## What to work on
Filter the data below for the string "this" and copy each matching line.

## Supplied data
_ _ _
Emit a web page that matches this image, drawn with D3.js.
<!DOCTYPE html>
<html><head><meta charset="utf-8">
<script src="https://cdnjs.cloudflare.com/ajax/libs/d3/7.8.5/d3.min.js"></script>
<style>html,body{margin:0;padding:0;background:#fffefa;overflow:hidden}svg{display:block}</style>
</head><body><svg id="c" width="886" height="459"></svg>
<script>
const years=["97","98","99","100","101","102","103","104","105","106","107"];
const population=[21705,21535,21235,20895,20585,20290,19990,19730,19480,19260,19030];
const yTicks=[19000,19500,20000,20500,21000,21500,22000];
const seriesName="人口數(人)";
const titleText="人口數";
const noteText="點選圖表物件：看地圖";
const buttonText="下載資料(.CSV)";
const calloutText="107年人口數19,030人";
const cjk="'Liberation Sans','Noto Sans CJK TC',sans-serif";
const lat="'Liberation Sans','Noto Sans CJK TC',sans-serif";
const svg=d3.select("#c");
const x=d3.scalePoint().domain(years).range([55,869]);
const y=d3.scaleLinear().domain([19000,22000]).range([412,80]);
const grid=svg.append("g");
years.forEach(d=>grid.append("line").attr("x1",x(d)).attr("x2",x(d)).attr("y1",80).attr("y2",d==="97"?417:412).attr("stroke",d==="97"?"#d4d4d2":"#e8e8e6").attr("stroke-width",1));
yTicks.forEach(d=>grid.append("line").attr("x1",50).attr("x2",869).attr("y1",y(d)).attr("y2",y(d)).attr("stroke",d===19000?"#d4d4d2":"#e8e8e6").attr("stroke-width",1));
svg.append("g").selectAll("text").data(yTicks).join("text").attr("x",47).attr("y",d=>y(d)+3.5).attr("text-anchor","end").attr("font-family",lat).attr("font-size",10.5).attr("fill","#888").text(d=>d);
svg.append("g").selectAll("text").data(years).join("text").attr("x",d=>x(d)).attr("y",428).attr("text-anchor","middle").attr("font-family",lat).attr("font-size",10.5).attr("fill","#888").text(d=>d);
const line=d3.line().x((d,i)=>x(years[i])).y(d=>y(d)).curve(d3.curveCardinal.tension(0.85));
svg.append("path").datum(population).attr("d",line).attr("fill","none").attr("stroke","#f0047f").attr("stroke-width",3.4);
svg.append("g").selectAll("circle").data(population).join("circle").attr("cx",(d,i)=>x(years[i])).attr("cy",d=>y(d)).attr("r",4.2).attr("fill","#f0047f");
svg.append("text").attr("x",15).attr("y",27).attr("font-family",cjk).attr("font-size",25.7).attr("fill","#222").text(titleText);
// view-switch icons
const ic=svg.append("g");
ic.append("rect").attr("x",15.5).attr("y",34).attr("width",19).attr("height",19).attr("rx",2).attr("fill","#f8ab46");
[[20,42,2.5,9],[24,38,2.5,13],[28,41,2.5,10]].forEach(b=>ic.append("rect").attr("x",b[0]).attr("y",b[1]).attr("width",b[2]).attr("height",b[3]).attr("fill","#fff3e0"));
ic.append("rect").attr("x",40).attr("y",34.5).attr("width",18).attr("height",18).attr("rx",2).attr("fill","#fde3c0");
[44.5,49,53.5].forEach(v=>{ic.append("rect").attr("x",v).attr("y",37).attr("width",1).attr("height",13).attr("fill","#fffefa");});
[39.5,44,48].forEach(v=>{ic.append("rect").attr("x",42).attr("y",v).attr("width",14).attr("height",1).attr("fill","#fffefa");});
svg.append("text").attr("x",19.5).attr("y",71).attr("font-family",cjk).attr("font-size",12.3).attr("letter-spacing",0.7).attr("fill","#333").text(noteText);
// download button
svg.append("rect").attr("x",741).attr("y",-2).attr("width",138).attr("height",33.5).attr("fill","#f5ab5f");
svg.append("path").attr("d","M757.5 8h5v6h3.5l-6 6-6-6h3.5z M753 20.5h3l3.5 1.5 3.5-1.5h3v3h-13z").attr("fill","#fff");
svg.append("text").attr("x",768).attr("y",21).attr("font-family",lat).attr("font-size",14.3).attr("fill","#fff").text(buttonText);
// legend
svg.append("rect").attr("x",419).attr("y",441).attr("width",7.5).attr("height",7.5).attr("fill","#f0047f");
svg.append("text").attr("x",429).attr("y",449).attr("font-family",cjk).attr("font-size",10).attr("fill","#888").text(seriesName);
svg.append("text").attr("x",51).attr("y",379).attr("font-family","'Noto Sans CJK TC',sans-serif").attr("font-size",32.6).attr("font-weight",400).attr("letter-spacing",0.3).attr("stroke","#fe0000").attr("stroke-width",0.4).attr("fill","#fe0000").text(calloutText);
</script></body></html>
_ _ _
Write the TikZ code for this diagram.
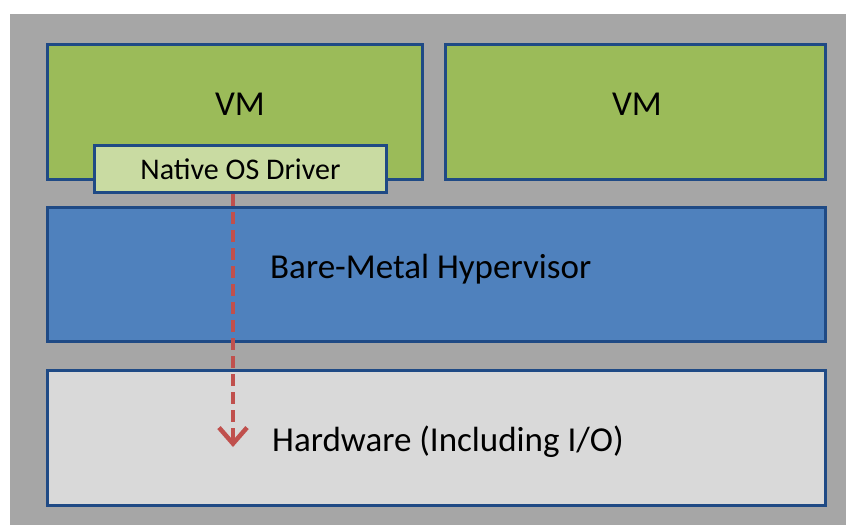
_ _ _
## Worked answer
Emit a web page that matches this image, drawn with D3.js.
Write the TikZ code for this diagram.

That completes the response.